Given information -
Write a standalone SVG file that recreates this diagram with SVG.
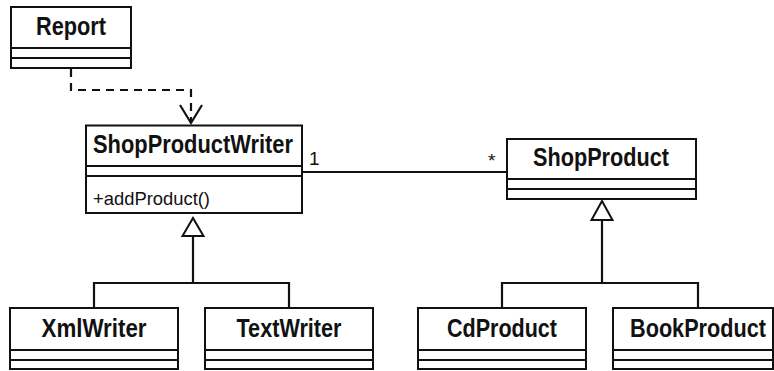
<svg xmlns="http://www.w3.org/2000/svg" width="774" height="371" viewBox="0 0 774 371">
<style>
.box{fill:#fff;stroke:#111;stroke-width:2}
.sep{stroke:#111;stroke-width:2}
.name{font-family:"Liberation Sans",Arial,sans-serif;font-weight:bold;font-size:25px;fill:#111;text-anchor:middle}
.op{font-family:"Liberation Sans",Arial,sans-serif;font-size:19px;fill:#111}
.line{fill:none;stroke:#111;stroke-width:2.2}
.dash{fill:none;stroke:#111;stroke-width:2.2;stroke-dasharray:8 6}
.tri{fill:#fff;stroke:#111;stroke-width:2;stroke-linejoin:miter}
</style>
<rect width="774" height="371" fill="#fff"/>
<g id="connectors">
<path class="dash" d="M71 69 V90 H191 V123"/>
<path class="line" d="M180 105 L191 123 L202 105"/>
<path class="line" d="M302 172 H507"/>
<path class="line" d="M193 236 V283 M94 308 V283 H289 V308"/>
<polygon class="tri" points="193,218 182.5,236 203.5,236"/>
<path class="line" d="M602 220 V283 M502 308 V283 H698 V308"/>
<polygon class="tri" points="602,201 591.5,220 612.5,220"/>
<text class="op" x="309" y="165">1</text>
<text class="op" x="488" y="167">*</text>
</g>
<g id="Report">
<rect class="box" x="11" y="7" width="120" height="61"/>
<line class="sep" x1="11" y1="48" x2="131" y2="48"/>
<line class="sep" x1="11" y1="58" x2="131" y2="58"/>
<text class="name" x="71" y="35" textLength="70" lengthAdjust="spacingAndGlyphs">Report</text>
</g>
<g id="ShopProductWriter">
<rect class="box" x="86" y="125.5" width="216" height="87.5"/>
<line class="sep" x1="86" y1="166" x2="302" y2="166"/>
<line class="sep" x1="86" y1="176" x2="302" y2="176"/>
<text class="name" x="193" y="153" textLength="200" lengthAdjust="spacingAndGlyphs">ShopProductWriter</text>
<text class="op" x="93" y="205" textLength="117" lengthAdjust="spacingAndGlyphs">+addProduct()</text>
</g>
<g id="ShopProduct">
<rect class="box" x="507" y="139" width="189" height="60"/>
<line class="sep" x1="507" y1="179" x2="696" y2="179"/>
<line class="sep" x1="507" y1="189" x2="696" y2="189"/>
<text class="name" x="601" y="166" textLength="136" lengthAdjust="spacingAndGlyphs">ShopProduct</text>
</g>
<g id="XmlWriter">
<rect class="box" x="10" y="308" width="168" height="61"/>
<line class="sep" x1="10" y1="350" x2="178" y2="350"/>
<line class="sep" x1="10" y1="360" x2="178" y2="360"/>
<text class="name" x="94" y="337" textLength="105" lengthAdjust="spacingAndGlyphs">XmlWriter</text>
</g>
<g id="TextWriter">
<rect class="box" x="205" y="308" width="168" height="61"/>
<line class="sep" x1="205" y1="350" x2="373" y2="350"/>
<line class="sep" x1="205" y1="360" x2="373" y2="360"/>
<text class="name" x="289" y="337" textLength="105" lengthAdjust="spacingAndGlyphs">TextWriter</text>
</g>
<g id="CdProduct">
<rect class="box" x="418" y="308" width="168" height="61"/>
<line class="sep" x1="418" y1="350" x2="586" y2="350"/>
<line class="sep" x1="418" y1="360" x2="586" y2="360"/>
<text class="name" x="502" y="337" textLength="110" lengthAdjust="spacingAndGlyphs">CdProduct</text>
</g>
<g id="BookProduct">
<rect class="box" x="613" y="308" width="160" height="61"/>
<line class="sep" x1="613" y1="350" x2="773" y2="350"/>
<line class="sep" x1="613" y1="360" x2="773" y2="360"/>
<text class="name" x="698" y="337" textLength="136" lengthAdjust="spacingAndGlyphs">BookProduct</text>
</g>
</svg>
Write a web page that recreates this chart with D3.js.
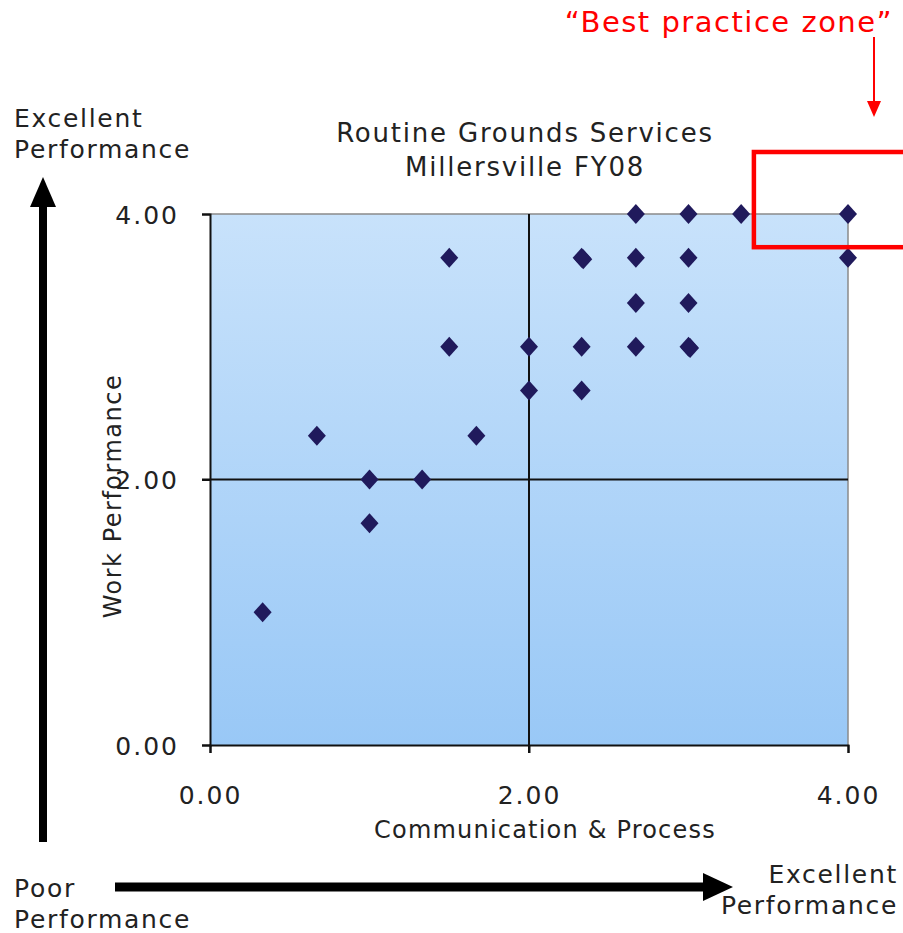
<!DOCTYPE html>
<html>
<head>
<meta charset="utf-8">
<script src="https://cdn.jsdelivr.net/npm/d3@7"></script>
<style>
  html, body { margin: 0; padding: 0; background: #fff; }
  svg { display: block; }
  text { font-family: "DejaVu Sans", Verdana, sans-serif; }
</style>
</head>
<body>
<svg id="chart" width="903" height="933"></svg>
<script>
// Survey scores, one entry per respondent
const commScores = [0.33, 0.67, 1.00, 1.00, 1.33, 1.50, 1.50, 1.67, 2.00, 2.00,
                    2.33, 2.34, 2.33, 2.33, 2.67, 2.67, 2.67, 2.67, 3.00, 3.00,
                    3.00, 3.00, 3.01, 3.33, 4.00, 4.00];
const workScores = [1.00, 2.33, 2.00, 1.67, 2.00, 3.67, 3.00, 2.33, 3.00, 2.67,
                    3.67, 3.66, 3.00, 2.67, 4.00, 3.67, 3.33, 3.00, 4.00, 3.67,
                    3.33, 3.00, 2.99, 4.00, 4.00, 3.67];
const xTicks = [0, 2, 4];
const yTicks = [0, 2, 4];
const midpoint = 2;
const chartTitle = ["Routine Grounds Services", "Millersville FY08"];
const xTitle = "Communication & Process";
const yTitle = "Work Performance";
const zoneLabel = "\u201CBest practice zone\u201D";
// corner of the highlighted zone, in score units
const zoneCorner = { x: 3.41, y: 3.75 };

const svg = d3.select("#chart");
const plot = { left: 210, right: 848, top: 214, bottom: 745 };

const x = d3.scaleLinear().domain([0, 4]).range([plot.left, plot.right]);
const y = d3.scaleLinear().domain([0, 4]).range([plot.bottom, plot.top]);

// background gradient of the plot area
const defs = svg.append("defs");
const grad = defs.append("linearGradient")
  .attr("id", "plotFill").attr("x1", 0).attr("y1", 0).attr("x2", 0).attr("y2", 1);
grad.append("stop").attr("offset", "0%").attr("stop-color", "#c8e2fb");
grad.append("stop").attr("offset", "100%").attr("stop-color", "#99c8f6");

svg.append("rect")
  .attr("x", x(0)).attr("y", y(4))
  .attr("width", x(4) - x(0)).attr("height", y(0) - y(4))
  .attr("fill", "url(#plotFill)");

// gray frame on top and right
svg.append("path")
  .attr("d", `M${x(0)},${y(4)}H${x(4)}V${y(0)}`)
  .attr("fill", "none").attr("stroke", "#8a8a8a").attr("stroke-width", 1.5);

// quadrant dividers
svg.append("line")
  .attr("x1", x(0) - 8).attr("x2", x(4))
  .attr("y1", y(midpoint)).attr("y2", y(midpoint))
  .attr("stroke", "#111").attr("stroke-width", 2);
svg.append("line")
  .attr("x1", x(midpoint)).attr("x2", x(midpoint))
  .attr("y1", y(4)).attr("y2", y(0) + 8)
  .attr("stroke", "#111").attr("stroke-width", 2);

// axes
const fmt = d3.format(".2f");
const xAxis = svg.append("g")
  .attr("transform", `translate(0,${y(0)})`)
  .call(d3.axisBottom(x).tickValues(xTicks).tickFormat(fmt).tickSize(8).tickPadding(33));
const yAxis = svg.append("g")
  .attr("transform", `translate(${x(0)},0)`)
  .call(d3.axisLeft(y).tickValues(yTicks).tickFormat(fmt).tickSize(8).tickPadding(23));
[xAxis, yAxis].forEach(g => {
  g.select(".domain").attr("stroke", "#111").attr("stroke-width", 2);
  g.selectAll(".tick line").attr("stroke", "#111").attr("stroke-width", 2);
  g.selectAll(".tick text")
    .attr("fill", "#222").attr("font-size", 25)
    .attr("font-family", "\"DejaVu Sans\", Verdana, sans-serif")
    .attr("letter-spacing", 2);
});
yAxis.selectAll(".tick text").attr("dy", "0.36em");

// data points
const points = commScores.map((c, i) => ({ c, w: workScores[i] }));
const diamond = "M0,-10L9,0L0,10L-9,0Z";
svg.append("g").selectAll("path")
  .data(points)
  .join("path")
  .attr("d", diamond)
  .attr("transform", d => `translate(${x(d.c)},${y(d.w)})`)
  .attr("fill", "#201a5c");

// titles
svg.append("text")
  .attr("x", 525).attr("y", 142).attr("text-anchor", "middle")
  .attr("font-size", 26).attr("letter-spacing", 1.8).attr("fill", "#222")
  .selectAll("tspan").data(chartTitle).join("tspan")
  .attr("x", 525).attr("dy", (d, i) => i ? 34 : 0).text(d => d);

svg.append("text")
  .attr("x", 545).attr("y", 838).attr("text-anchor", "middle")
  .attr("font-size", 24).attr("letter-spacing", 1.2).attr("fill", "#222")
  .text(xTitle);

svg.append("text")
  .attr("transform", `translate(121,496) rotate(-90)`)
  .attr("text-anchor", "middle")
  .attr("font-size", 24).attr("letter-spacing", 1.5).attr("fill", "#222")
  .text(yTitle);

// performance direction cues
function cue(lines, px, py, anchor) {
  svg.append("text")
    .attr("font-size", 25).attr("letter-spacing", 1.7).attr("fill", "#222")
    .attr("text-anchor", anchor)
    .selectAll("tspan").data(lines).join("tspan")
    .attr("x", px).attr("y", (d, i) => py + i * 31).text(d => d);
}
cue(["Excellent", "Performance"], 14, 127, "start");
cue(["Poor", "Performance"], 14, 897, "start");
cue(["Excellent", "Performance"], 898, 883, "end");

// big black arrows
svg.append("line").attr("x1", 43).attr("x2", 43).attr("y1", 842).attr("y2", 200)
  .attr("stroke", "#000").attr("stroke-width", 8);
svg.append("path").attr("d", "M43,177L56,207L30,207Z").attr("fill", "#000");
svg.append("line").attr("x1", 115).attr("x2", 708).attr("y1", 887).attr("y2", 887)
  .attr("stroke", "#000").attr("stroke-width", 9);
svg.append("path").attr("d", "M733,887L703,873L703,901Z").attr("fill", "#000");

// best practice zone callout
svg.append("rect")
  .attr("x", x(zoneCorner.x)).attr("y", 152)
  .attr("width", 903 - x(zoneCorner.x) + 10)
  .attr("height", y(zoneCorner.y) - 152)
  .attr("fill", "none").attr("stroke", "#ff0000").attr("stroke-width", 4.5);

svg.append("text")
  .attr("x", 729).attr("y", 32).attr("text-anchor", "middle")
  .attr("font-size", 29).attr("letter-spacing", 1.5).attr("fill", "#ff0000")
  .text(zoneLabel);
svg.append("line").attr("x1", 874).attr("x2", 874).attr("y1", 37).attr("y2", 104)
  .attr("stroke", "#ff0000").attr("stroke-width", 2);
svg.append("path").attr("d", "M874,117L867,101L881,101Z").attr("fill", "#ff0000");
</script>
</body>
</html>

Request -
Among the lines of the listing, how many hold the string "recreates"? Respond with only the number.

Exercise response -
2